Since COVID, the world as most of us have known it has turned on its head with democratically-elected politicians and unelected bureaucrats seizing the moment to amass enormous powers for themselves that violate civil liberties en masse. In the process, the World Economic Forum (WEF) rose to public consciousness for many who had only been vaguely familiar with the organization beforehand. The organization’s founder, Klaus Schwab, issued a call to action, declaring that “The pandemic represents a rare but narrow window of opportunity to reflect, reimagine, and reset our world.”
For many among the billions of victims of totalitarian COVID policies around the world and for those familiar with the WEF’s rejuvenation of Malthusian thought (frequent warnings of overpopulation), its call to “degrow” the global economy, for us all to integrate insects into our diets while consuming less (or no) meat, its push for CBDCs (despite enormous public opposition), the “narrow window of opportunity” that Schwab calls for to “reset our world” hardly instigates feelings of excitement. It instead highlights the importance of remaining vigilant against ever-looming new rounds of human rights violations on a global scale.
Thomas Sowell distinguishes between the two Visions in A Conflict of Visions. The ‘Constrained Vision’ sees human nature as flawed, selfish and fixed; while the ‘Unconstrained Vision’ sees it as endlessly malleable, like clay or putty—something that can be shaped and molded into something from a designer’s imagination. Cognitive psychologist Steven Pinker builds upon Sowell’s framework in his own book The Blank Slate, where he argues that the ‘Unconstrained Vision’ (which Pinker calls the ‘Utopian Vision’) is a denial of human nature, rejecting that the human mind possesses an innate biological programming. It is this fallacy that inevitably led to some of the worst atrocities of the 20th Century, each committed in the name of egalitarianism. Among the several examples he cites are the Soviet Union under Lenin and Stalin, China’s Cultural Revolution under Mao Zedong (responsible for as many as sixty-five million deaths), and Cambodia’s Khmer Rouge under Pol Pot (during which a quarter of the nation’s population was killed).
Pinker quotes Lenin’s admirer Maxim Gorky: “The working classes are to Lenin what minerals are to the metallurgist.” Mao echoed this sentiment in writing that “It is on a blank page that the most beautiful poems are written.” Similarly, a Khmer Rouge slogan stated that “Only the newborn babies are spotless.”

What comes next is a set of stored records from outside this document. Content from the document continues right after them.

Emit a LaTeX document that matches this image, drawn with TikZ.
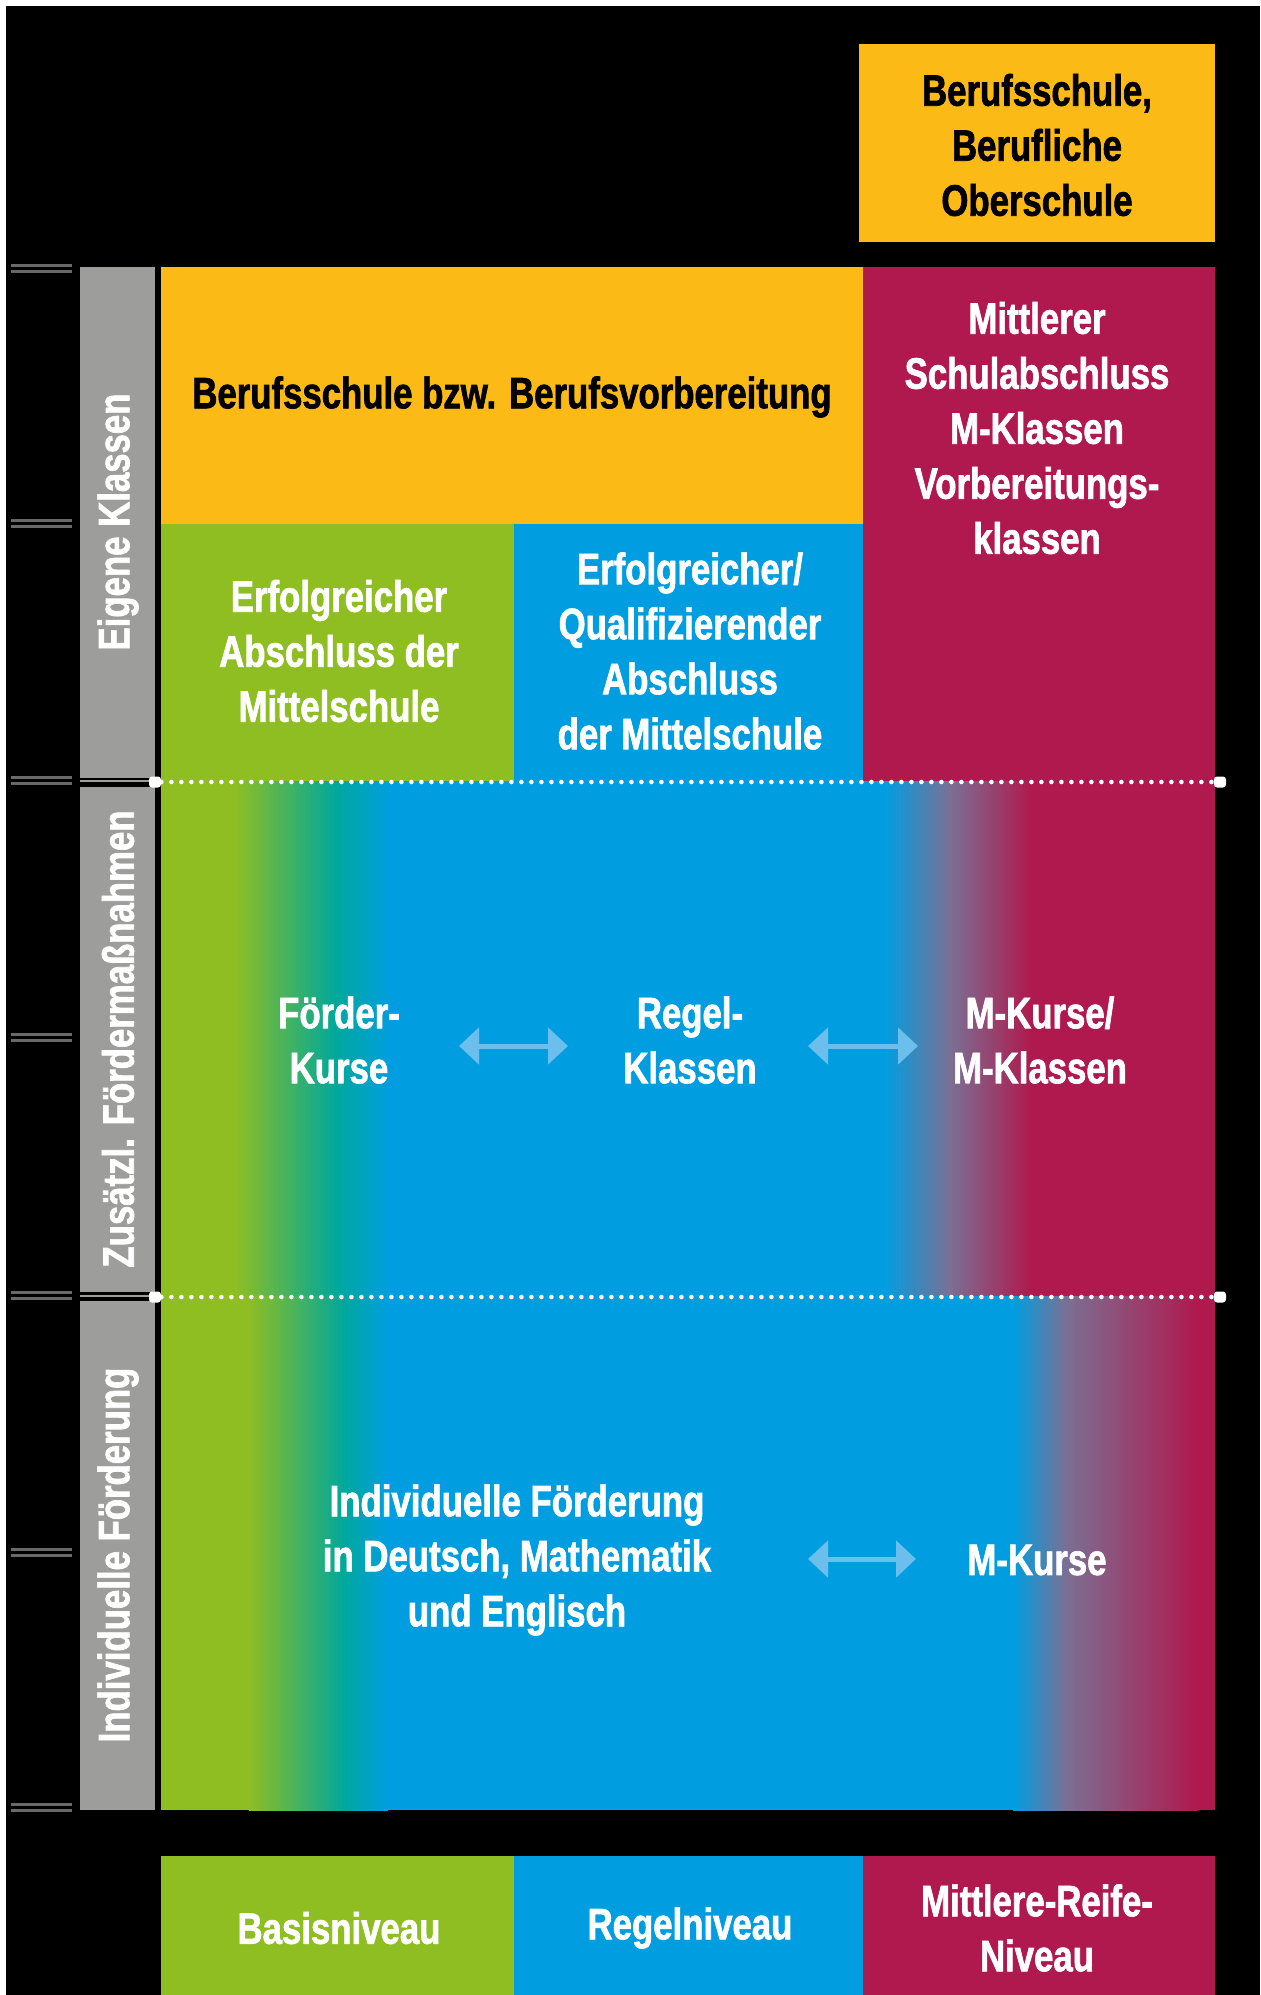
\documentclass[tikz,border=0pt]{standalone}
\usepackage{fontspec}
\setmainfont{Liberation Sans}[FakeStretch=0.79, BoldFeatures={FakeBold=1.5}]
\usetikzlibrary{positioning}
\usetikzlibrary{arrows.meta}
\definecolor{gelb}{RGB}{251,186,22}
\definecolor{gruen}{RGB}{142,190,34}
\definecolor{blau}{RGB}{0,158,224}
\definecolor{rot}{RGB}{175,25,77}
\definecolor{grau}{RGB}{157,157,156}
\definecolor{strich}{RGB}{105,105,105}
\definecolor{tuerkis}{RGB}{0,168,155}
\definecolor{lila}{RGB}{122,112,148}
\definecolor{pfeil}{RGB}{108,190,236}
\tikzset{
  txt/.style={align=center, text=white, inner sep=0pt,
    font=\bfseries\fontsize{22}{27.5}\selectfont},
  txtdunkel/.style={txt, text=black},
  seite/.style={txt, rotate=90},
  punkte/.style={white, line width=2.3pt, line cap=round, dash pattern=on 0pt off 5pt},
  kappe/.style={fill=white, rounded corners=1.5pt, minimum width=6pt, minimum height=5.5pt, inner sep=0pt},
  doppelpfeil/.style={draw=pfeil, line width=2.5pt,
    {Triangle[length=10pt,width=18pt]}-{Triangle[length=10pt,width=18pt]}}
}
\begin{document}
\begin{tikzpicture}[x=0.5pt,y=-0.5pt]
  \useasboundingbox (0,0) rectangle (1260,1995);
  \fill[white] (0,0) rectangle (1260,1995);
  \fill[black] (6,6) rectangle (1260,1995);

  % ticks on the left
  \foreach \y in {269,524,781,1038,1296,1553,1808} {
    \fill[strich] (11,\y-5) rectangle (72,\y-2);
    \fill[strich] (11,\y+1) rectangle (72,\y+4);
  }

  % grey side bars
  \fill[grau] (80,267) rectangle (155,778);
  \fill[grau] (80,787) rectangle (155,1292);
  \fill[grau] (80,1301) rectangle (155,1810);
  \draw[grau, line width=0.7pt] (80,781) -- (155,781);
  \draw[grau, line width=0.7pt] (80,1296) -- (155,1296);

  % top box
  \fill[gelb] (859,44) rectangle (1215,242);

  % Eigene Klassen
  \fill[gelb] (161,267) rectangle (863,524);
  \fill[rot] (863,267) rectangle (1215,781);
  \fill[gruen] (161,524) rectangle (514,781);
  \fill[blau] (514,524) rectangle (863,781);

  % Zusaetzl. Foerdermassnahmen
  \fill[gruen] (161,781) rectangle (236,1296);
  \shade[left color=gruen, right color=tuerkis] (235,781) rectangle (336,1296);
  \shade[left color=tuerkis, right color=blau] (335,781) rectangle (390,1296);
  \fill[blau] (389,781) rectangle (885,1296);
  \shade[left color=blau, right color=lila] (884,781) rectangle (950,1296);
  \shade[left color=lila, right color=rot] (949,781) rectangle (1032,1296);
  \fill[rot] (1031,781) rectangle (1215,1296);

  % Individuelle Foerderung
  \fill[gruen] (161,1296) rectangle (250,1810);
  \shade[left color=gruen, right color=tuerkis] (249,1296) rectangle (344,1810);
  \shade[left color=tuerkis, right color=blau] (343,1296) rectangle (388,1810);
  \fill[blau] (387,1296) rectangle (1014,1810);
  \shade[left color=blau, right color=lila] (1013,1296) rectangle (1066,1810);
  \shade[left color=lila, right color=rot] (1065,1296) rectangle (1198,1810);
  \fill[rot] (1197,1296) rectangle (1215,1810);

  % levels
  \fill[gruen] (161,1856) rectangle (514,1995);
  \fill[blau] (514,1856) rectangle (863,1995);
  \fill[rot] (863,1856) rectangle (1215,1995);

  % dotted separators
  \node[kappe] (trennAl) at (155,782) {};
  \node[kappe] (trennAr) at (1220,782) {};
  \node[kappe] (trennBl) at (155,1297) {};
  \node[kappe] (trennBr) at (1220,1297) {};
  \draw[punkte] (trennAl) -- (trennAr);
  \draw[punkte] (trennBl) -- (trennBr);

  % side labels
  \node[seite] (eigene) at (118,522) {Eigene Klassen};
  \node[seite] (zusatz) at (118,1039) {Zusätzl. Fördermaßnahmen};
  \node[seite] (indiv) at (118,1555) {Individuelle Förderung};

  % texts
  \node[txtdunkel] (oberschule) at (1037,145) {Berufsschule,\\Berufliche\\Oberschule};
  \node[txtdunkel] (berufsschule) at (512,397) {Berufsschule bzw. Berufsvorbereitung};
  \node[txt] (mittlerer) at (1037,428) {Mittlerer\\Schulabschluss\\M-Klassen\\Vorbereitungs-\\klassen};
  \node[txt] (erfolg) at (339,651) {Erfolgreicher\\Abschluss der\\Mittelschule};
  \node[txt] (quali) at (690,651) {Erfolgreicher/\\Qualifizierender\\Abschluss\\der Mittelschule};
  \node[txt] (foerder) at (339,1040) {Förder-\\Kurse};
  \node[txt] (regel) at (690,1040) {Regel-\\Klassen};
  \node[txt] (mkurse) at (1040,1040) {M-Kurse/\\M-Klassen};
  \node[txt] (individuell) at (517,1560) {Individuelle Förderung\\in Deutsch, Mathematik\\und Englisch};
  \node[txt] (mkurs) at (1037,1560) {M-Kurse};
  \node[txt] (basis) at (339,1928) {Basisniveau};
  \node[txt] (regelniveau) at (690,1928) {Regelniveau};
  \node[txt] (reife) at (1037,1928) {Mittlere-Reife-\\Niveau};

  % arrows
  \coordinate (pfeilAa) at (459,1046);
  \coordinate (pfeilAb) at (568,1046);
  \coordinate (pfeilBa) at (808,1046);
  \coordinate (pfeilBb) at (918,1046);
  \coordinate (pfeilCa) at (808,1559);
  \coordinate (pfeilCb) at (916,1559);
  \draw[doppelpfeil] (pfeilAa) -- (pfeilAb);
  \draw[doppelpfeil] (pfeilBa) -- (pfeilBb);
  \draw[doppelpfeil] (pfeilCa) -- (pfeilCb);
\end{tikzpicture}
\end{document}
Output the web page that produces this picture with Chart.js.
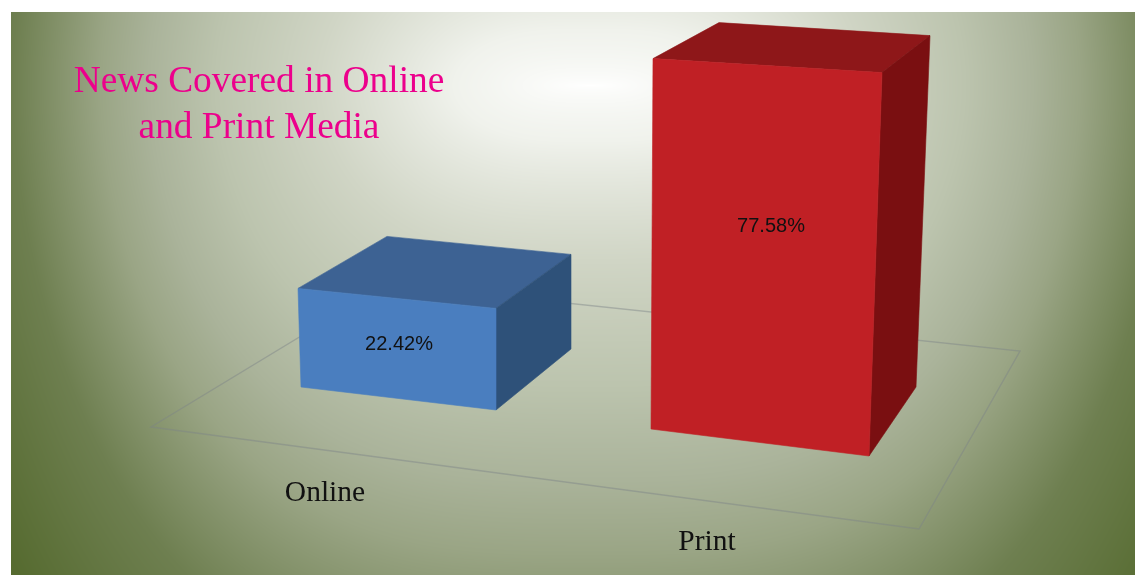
<!DOCTYPE html>
<html>
<head>
<meta charset="utf-8">
<style>html,body{margin:0;padding:0;background:#fff;overflow:hidden}canvas{display:block}</style>
<script src="https://cdn.jsdelivr.net/npm/chart.js@4"></script>
</head>
<body>
<canvas id="c" width="1135" height="575"></canvas>
<script>
const categories = ['Online', 'Print'];
const shares = [22.42, 77.58];
const titleLines = ['News Covered in Online', 'and Print Media'];

const frontColors = ['#4a7ebf', '#c02025'];
const topColors = ['#3d6293', '#8e1719'];
const sideColors = ['#2e5179', '#7a0f11'];

// Perspective offsets (px) added to each bar's own rectangle, from Chart.js geometry.
const skews = [
  { tl:[12,-34], tr:[-12,-14], br:[-12,-20], bl:[15,-43], btl:[101,-86], btr:[63,-68], bbr:[63,-81] },
  { tl:[-3,1],   tr:[4,15],    br:[-9,26],   bl:[-5,-1],  btl:[63,-35],  btr:[52,-22], bbr:[38,-43] }
];
const floorOffsets = [[-61,-3],[707,99],[68,-79],[-565,-146]];
const labelNudges = [[2,-26],[4,-12]];

// Backdrop palette: position along the glow -> colour
const glowStops = [
  [0, [255,255,255]], [0.2, [240,242,236]], [0.4, [208,213,197]], [0.55, [188,196,174]],
  [0.65, [170,179,154]], [0.72, [154,165,133]], [0.85, [110,127,80]], [1, [86,107,48]]
];

function glowColor(t) {
  for (let i = 1; i < glowStops.length; i++) {
    if (t <= glowStops[i][0]) {
      const a = glowStops[i - 1], b = glowStops[i], k = (t - a[0]) / (b[0] - a[0]);
      return a[1].map((v, c) => v + (b[1][c] - v) * k);
    }
  }
  return glowStops[glowStops.length - 1][1];
}
function buildBackdrop(w, h, ox, oy) {
  const cv = document.createElement('canvas');
  cv.width = w; cv.height = h;
  const c = cv.getContext('2d'), img = c.createImageData(w, h), d = img.data;
  for (let y = 0; y < h; y++) {
    const ty = 0.74 * Math.pow(Math.abs(y + oy - 85) / 490, 0.6);
    for (let x = 0; x < w; x++) {
      const tx = Math.abs(x + ox - 590) / 680;
      const t = Math.cbrt(tx * tx * tx + ty * ty * ty);
      const col = glowColor(Math.min(t, 1));
      const p = (y * w + x) * 4;
      d[p] = col[0]; d[p + 1] = col[1]; d[p + 2] = col[2]; d[p + 3] = 255;
    }
  }
  c.putImageData(img, 0, 0);
  return cv;
}

function quad(ctx, pts, fill) {
  ctx.beginPath();
  ctx.moveTo(pts[0][0], pts[0][1]);
  for (let i = 1; i < pts.length; i++) ctx.lineTo(pts[i][0], pts[i][1]);
  ctx.closePath();
  ctx.fillStyle = fill;
  ctx.fill();
  ctx.strokeStyle = fill;
  ctx.lineWidth = 0.6;
  ctx.stroke();
}
Chart.BarElement.prototype.draw = function (ctx) {
  const i = this.$context.dataIndex;
  const s = skews[i];
  const L = this.x - this.width / 2, R = this.x + this.width / 2;
  const T = this.y, B = this.base;
  const p = (x, y, o) => [x + o[0], y + o[1]];
  const tl = p(L, T, s.tl), tr = p(R, T, s.tr), br = p(R, B, s.br), bl = p(L, B, s.bl);
  const btl = p(L, T, s.btl), btr = p(R, T, s.btr), bbr = p(R, B, s.bbr);
  ctx.save();
  quad(ctx, [tl, btl, btr, tr], topColors[i]);
  quad(ctx, [tr, btr, bbr, br], sideColors[i]);
  quad(ctx, [tl, tr, br, bl], this.options.backgroundColor);
  ctx.restore();
};

let backdrop = null;
const scene = {
  id: 'scene',
  beforeDraw(chart) {
    const ctx = chart.ctx, W = chart.width, H = chart.height;
    if (!backdrop) backdrop = buildBackdrop(W - 11, H - 12, 11, 12);
    ctx.save();
    ctx.fillStyle = '#fff';
    ctx.fillRect(0, 0, W, H);
    ctx.drawImage(backdrop, 11, 12);
    ctx.restore();
  },
  beforeDatasetsDraw(chart) {
    const ctx = chart.ctx, a = chart.chartArea, o = floorOffsets;
    ctx.save();
    ctx.beginPath();
    ctx.moveTo(a.left + o[0][0], a.bottom + o[0][1]);
    ctx.lineTo(a.left + o[1][0], a.bottom + o[1][1]);
    ctx.lineTo(a.right + o[2][0], a.bottom + o[2][1]);
    ctx.lineTo(a.right + o[3][0], a.bottom + o[3][1]);
    ctx.closePath();
    ctx.strokeStyle = 'rgba(125,130,135,0.45)';
    ctx.lineWidth = 1.4;
    ctx.stroke();
    ctx.restore();
  },
  afterDatasetsDraw(chart) {
    const ctx = chart.ctx, meta = chart.getDatasetMeta(0), x = chart.scales.x, a = chart.chartArea;
    ctx.save();
    ctx.textBaseline = 'alphabetic';
    ctx.textAlign = 'center';
    ctx.fillStyle = '#111';
    ctx.font = '20px "Liberation Sans", Arial, sans-serif';
    shares.forEach((v, i) => {
      const el = meta.data[i];
      ctx.fillText(v.toFixed(2) + '%', el.x + labelNudges[i][0], (el.y + el.base) / 2 + labelNudges[i][1]);
    });
    ctx.font = '29.5px "Liberation Serif", "Times New Roman", serif';
    ctx.fillText(categories[0], x.getPixelForTick(0) - 72, a.bottom + 71);
    ctx.fillText(categories[1], x.getPixelForTick(1) - 60, a.bottom + 120);
    ctx.fillStyle = '#ec008c';
    ctx.font = '37.4px "Liberation Serif", "Times New Roman", serif';
    ctx.fillText(titleLines[0], 259, 92);
    ctx.fillText(titleLines[1], 259, 138);
    ctx.restore();
  }
};

new Chart(document.getElementById('c'), {
  type: 'bar',
  data: {
    labels: categories,
    datasets: [{ data: shares, backgroundColor: frontColors, barPercentage: 0.6, categoryPercentage: 1, clip: false }]
  },
  options: {
    responsive: false,
    animation: false,
    layout: { padding: { left: 212, right: 183, top: 46, bottom: 145 } },
    plugins: { legend: { display: false }, tooltip: { enabled: false }, title: { display: false } },
    scales: {
      x: { display: false },
      y: { display: false, min: 0, max: 80 }
    }
  },
  plugins: [scene]
});
</script>
</body>
</html>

In some important ways, our time is reminiscent of the French Revolution. As Sowell notes in yet another book, Knowledge and Decisions, “The French Revolution was based on abstract speculation on the nature of man by intellectuals, and on the potentiality of government as a means of human improvement,” while the “American Revolution was based on historical experience of man as he is and has been, and on the shortcomings and dangers of government as actually observed.”
The French Revolution’s attempt to develop “the perfectability of man” is characterized by its combination of massacres and public executions of tens of thousands (many by guillotine) during the “Reign of Terror,” and Robespierre’s statement that the bloodshed would end only “when all people will have become equally devoted to their country and its laws.”
The French revolutionaries also sought to bring about a new scientific man by means of reshaping institutions. One failed attempt consisted of instituting a 10-day week that was “designed to swallow up the Christian Sunday in a new cycle of work and recreation,” as the 7-day week of the Gregorian calendar “was viewed as nonscientific and tainted with religious associations.” In other words, if the French public was to hold an allegiance to a higher power (God), this would only distract from the utopian visions of revolutionaries who demanded absolute allegiance to themselves and to their plans.
Beyond the week, standardization of measurement also brought about the so-called “metrical revolution.” As James C. Scott notes in his book Seeing Like a State, there was some organic demand from the public to standardize measurement in France (to facilitate commerce and from Enlightenment philosophy), but “the Revolution and especially Napoleonic state building actually enforced the metric system in France and the empire.” In other words, the metric system didn’t gain mass adoption on merit alone; it took a dictator (who even crowned himself emperor) and all the carnage that comes with such a figurehead.
The American Founding Fathers, by contrast, (generally speaking) sought to deal with man’s nature head on, warts and all. As James Madison wrote in Federalist 51,
If men were angels, no government would be necessary. If angels were to govern men, neither external nor internal controls on government would be necessary. In framing a government which is to be administered by men over men, the great difficulty lies in this: you must first enable the government to control the governed; and in the next place oblige it to control itself.
History is full of instructive examples that reveal the conditions that allow for both human flourishing and those that end catastrophically. There is no shortage of examples to suggest what might happen if we redesign (or “reset”) a society from the imaginations of intellectuals pushing an agenda for the rest of us to comply with. Freedom is, above all, (to quote Sowell) “the right of ordinary people to find elbow room for themselves and a refuge from the rampaging presumptions of their ‘betters.’”
“Elbow room for ordinary people.” Now that’s a slogan worth repeating.